» PROBLEM REQUIREMENTS: Select each line where the word "this" appears.

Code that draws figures
◇ ◇ ◇ ◇ ◇ ◇ ◇

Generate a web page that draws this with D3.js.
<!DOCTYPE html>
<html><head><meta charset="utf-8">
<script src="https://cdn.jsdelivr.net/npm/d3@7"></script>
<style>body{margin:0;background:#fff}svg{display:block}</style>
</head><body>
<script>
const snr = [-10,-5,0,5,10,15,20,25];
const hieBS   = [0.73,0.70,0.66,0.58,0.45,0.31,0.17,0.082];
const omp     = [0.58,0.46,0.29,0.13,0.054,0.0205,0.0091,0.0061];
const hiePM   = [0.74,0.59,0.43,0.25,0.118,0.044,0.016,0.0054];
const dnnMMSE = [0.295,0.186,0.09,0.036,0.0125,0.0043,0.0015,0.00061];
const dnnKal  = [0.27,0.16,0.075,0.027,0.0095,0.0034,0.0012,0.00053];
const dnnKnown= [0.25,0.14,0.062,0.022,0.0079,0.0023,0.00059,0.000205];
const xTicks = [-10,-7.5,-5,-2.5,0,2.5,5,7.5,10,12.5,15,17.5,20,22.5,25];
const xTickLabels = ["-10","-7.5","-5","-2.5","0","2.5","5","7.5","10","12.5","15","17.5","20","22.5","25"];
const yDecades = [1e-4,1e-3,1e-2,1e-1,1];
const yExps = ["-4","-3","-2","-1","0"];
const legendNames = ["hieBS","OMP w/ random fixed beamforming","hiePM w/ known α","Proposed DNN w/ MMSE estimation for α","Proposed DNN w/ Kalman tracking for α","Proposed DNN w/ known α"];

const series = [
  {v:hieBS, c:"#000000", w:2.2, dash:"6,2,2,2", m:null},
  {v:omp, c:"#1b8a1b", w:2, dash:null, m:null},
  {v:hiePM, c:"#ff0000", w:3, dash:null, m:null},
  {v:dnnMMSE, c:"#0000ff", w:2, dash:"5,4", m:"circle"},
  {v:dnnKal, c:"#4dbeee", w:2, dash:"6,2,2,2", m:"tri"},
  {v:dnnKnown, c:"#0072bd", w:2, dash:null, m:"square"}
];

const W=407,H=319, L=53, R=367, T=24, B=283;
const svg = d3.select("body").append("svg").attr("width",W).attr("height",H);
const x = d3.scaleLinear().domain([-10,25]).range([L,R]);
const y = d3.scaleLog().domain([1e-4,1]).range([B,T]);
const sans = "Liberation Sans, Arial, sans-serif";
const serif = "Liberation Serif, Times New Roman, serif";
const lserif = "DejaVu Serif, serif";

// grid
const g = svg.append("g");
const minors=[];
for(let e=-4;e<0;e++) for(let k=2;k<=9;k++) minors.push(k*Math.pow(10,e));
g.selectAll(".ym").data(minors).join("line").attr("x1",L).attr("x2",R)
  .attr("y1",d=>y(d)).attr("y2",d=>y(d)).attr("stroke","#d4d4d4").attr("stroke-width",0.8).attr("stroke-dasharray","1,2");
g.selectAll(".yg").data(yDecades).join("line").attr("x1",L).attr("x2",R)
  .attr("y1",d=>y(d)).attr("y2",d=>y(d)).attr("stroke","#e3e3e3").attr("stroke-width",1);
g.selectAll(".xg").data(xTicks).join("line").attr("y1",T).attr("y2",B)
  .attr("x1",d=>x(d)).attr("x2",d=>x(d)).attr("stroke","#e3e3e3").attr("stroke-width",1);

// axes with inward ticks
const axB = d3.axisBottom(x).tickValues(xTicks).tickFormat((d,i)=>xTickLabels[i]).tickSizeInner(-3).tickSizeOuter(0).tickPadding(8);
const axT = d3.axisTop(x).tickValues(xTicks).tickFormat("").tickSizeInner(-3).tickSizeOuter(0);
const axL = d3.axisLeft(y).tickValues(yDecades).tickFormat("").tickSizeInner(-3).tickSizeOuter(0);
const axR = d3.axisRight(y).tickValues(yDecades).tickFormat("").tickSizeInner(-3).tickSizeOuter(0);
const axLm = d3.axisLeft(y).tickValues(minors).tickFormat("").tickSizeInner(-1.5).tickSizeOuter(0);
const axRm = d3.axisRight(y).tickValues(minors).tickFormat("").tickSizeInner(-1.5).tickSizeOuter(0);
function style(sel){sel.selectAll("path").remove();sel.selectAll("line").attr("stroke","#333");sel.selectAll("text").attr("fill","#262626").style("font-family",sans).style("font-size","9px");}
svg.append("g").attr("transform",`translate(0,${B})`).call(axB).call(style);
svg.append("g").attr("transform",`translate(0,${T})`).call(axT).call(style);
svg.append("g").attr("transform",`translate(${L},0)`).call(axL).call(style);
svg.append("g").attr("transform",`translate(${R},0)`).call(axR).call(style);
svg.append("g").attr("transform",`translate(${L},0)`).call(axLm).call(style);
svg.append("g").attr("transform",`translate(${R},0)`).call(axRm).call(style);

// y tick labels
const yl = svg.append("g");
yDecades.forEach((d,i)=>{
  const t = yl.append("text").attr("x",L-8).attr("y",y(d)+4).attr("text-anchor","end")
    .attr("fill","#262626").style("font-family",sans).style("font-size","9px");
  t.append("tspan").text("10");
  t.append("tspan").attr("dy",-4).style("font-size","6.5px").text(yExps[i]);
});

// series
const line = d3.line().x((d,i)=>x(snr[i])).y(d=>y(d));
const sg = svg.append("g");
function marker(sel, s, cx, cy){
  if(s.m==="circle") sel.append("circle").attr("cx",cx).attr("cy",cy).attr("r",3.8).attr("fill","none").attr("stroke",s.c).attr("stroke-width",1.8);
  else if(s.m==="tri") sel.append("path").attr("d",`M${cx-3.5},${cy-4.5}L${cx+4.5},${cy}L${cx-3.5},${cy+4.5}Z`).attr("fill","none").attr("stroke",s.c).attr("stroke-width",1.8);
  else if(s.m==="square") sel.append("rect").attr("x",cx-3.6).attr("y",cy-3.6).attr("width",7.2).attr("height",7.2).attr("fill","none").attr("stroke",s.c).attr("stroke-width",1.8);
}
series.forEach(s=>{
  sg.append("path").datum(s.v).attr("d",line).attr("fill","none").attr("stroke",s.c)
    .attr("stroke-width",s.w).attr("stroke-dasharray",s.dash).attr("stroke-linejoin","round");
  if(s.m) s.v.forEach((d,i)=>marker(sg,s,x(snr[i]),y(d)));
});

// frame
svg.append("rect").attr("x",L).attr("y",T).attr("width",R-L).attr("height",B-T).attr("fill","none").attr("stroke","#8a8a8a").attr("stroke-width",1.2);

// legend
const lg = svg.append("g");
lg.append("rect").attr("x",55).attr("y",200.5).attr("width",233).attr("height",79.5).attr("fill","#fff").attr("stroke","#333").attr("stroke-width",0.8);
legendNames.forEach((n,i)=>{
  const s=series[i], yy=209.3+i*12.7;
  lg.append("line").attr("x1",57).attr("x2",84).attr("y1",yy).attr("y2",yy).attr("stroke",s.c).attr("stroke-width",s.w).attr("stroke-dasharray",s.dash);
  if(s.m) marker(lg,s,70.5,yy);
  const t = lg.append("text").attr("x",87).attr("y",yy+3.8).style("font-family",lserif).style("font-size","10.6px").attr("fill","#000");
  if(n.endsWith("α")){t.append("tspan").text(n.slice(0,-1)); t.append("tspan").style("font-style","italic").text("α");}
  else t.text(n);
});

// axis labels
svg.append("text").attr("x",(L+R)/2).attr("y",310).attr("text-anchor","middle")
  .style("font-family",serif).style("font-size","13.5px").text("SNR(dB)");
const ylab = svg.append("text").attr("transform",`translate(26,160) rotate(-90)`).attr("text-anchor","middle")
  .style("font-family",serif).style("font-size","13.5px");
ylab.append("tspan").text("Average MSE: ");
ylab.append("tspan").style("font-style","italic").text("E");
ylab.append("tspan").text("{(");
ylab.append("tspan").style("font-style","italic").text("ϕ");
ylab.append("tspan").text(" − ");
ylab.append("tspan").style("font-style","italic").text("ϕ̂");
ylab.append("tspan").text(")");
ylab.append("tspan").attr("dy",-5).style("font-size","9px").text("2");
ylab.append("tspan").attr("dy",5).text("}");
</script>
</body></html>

◇ ◇ ◇ ◇ ◇ ◇ ◇

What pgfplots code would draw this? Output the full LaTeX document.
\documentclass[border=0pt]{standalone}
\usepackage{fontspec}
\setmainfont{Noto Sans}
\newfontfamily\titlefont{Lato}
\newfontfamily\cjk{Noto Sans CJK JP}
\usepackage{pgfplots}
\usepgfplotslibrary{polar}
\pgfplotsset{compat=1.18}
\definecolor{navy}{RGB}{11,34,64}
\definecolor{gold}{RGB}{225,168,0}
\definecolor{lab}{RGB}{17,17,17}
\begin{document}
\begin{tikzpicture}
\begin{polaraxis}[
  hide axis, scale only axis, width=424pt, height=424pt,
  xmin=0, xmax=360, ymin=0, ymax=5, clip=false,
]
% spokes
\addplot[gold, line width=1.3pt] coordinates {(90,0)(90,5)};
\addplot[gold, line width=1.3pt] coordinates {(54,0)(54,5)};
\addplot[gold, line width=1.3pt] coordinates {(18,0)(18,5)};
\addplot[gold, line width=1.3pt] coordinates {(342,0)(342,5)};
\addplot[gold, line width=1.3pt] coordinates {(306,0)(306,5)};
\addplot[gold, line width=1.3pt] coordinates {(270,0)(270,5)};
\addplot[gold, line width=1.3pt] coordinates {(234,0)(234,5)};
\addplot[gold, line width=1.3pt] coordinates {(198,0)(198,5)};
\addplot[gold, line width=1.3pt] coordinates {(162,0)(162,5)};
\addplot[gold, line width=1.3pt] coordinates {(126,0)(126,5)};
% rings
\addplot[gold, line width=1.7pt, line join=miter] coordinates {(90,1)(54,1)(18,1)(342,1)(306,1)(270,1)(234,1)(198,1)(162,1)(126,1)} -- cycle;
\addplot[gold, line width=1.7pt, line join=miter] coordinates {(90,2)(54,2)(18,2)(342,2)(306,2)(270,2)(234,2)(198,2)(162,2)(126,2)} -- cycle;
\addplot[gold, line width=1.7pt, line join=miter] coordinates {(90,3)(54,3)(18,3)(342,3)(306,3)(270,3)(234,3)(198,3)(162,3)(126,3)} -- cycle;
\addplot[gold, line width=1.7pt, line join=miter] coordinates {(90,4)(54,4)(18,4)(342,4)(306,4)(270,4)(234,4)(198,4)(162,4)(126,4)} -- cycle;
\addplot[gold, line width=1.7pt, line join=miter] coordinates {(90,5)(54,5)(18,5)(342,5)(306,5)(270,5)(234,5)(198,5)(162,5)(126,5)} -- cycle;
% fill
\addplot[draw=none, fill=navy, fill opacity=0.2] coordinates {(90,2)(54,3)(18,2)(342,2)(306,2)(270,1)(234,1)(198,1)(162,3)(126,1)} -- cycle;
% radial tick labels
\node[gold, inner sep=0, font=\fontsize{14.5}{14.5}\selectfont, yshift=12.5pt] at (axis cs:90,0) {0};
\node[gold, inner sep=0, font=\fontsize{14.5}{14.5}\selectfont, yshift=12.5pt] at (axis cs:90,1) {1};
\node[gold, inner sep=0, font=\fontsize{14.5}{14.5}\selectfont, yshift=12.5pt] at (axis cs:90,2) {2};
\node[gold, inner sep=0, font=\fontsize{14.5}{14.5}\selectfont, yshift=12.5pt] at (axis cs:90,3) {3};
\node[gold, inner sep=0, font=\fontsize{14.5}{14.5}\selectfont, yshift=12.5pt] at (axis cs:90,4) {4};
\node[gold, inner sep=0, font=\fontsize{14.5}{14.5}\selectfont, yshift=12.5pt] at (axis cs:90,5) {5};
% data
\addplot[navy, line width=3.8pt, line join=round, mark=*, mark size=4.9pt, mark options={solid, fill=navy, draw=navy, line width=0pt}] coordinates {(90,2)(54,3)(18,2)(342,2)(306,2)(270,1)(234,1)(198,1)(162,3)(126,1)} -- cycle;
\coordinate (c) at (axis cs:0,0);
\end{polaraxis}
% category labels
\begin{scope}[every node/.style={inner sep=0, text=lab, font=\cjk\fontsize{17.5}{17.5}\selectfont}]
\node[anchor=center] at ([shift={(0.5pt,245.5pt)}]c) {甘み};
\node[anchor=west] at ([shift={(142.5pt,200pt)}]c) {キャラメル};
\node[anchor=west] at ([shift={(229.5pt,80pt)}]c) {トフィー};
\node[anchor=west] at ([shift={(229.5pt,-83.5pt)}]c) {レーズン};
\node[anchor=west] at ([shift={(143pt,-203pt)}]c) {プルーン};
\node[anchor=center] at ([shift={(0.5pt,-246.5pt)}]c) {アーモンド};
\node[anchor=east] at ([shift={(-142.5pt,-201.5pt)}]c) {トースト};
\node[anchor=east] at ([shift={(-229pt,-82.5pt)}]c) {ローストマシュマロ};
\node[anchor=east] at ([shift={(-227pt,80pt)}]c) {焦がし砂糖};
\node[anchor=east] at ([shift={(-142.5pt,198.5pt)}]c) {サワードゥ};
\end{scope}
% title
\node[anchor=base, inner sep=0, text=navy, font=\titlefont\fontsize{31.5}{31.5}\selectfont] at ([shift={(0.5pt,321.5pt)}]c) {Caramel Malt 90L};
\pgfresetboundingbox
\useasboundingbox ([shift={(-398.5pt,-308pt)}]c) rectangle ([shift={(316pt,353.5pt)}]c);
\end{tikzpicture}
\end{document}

◇ ◇ ◇ ◇ ◇ ◇ ◇

» EXERCISE RESPONSE:
Generate a web page that draws this with D3.js.
What pgfplots code would draw this? Output the full LaTeX document.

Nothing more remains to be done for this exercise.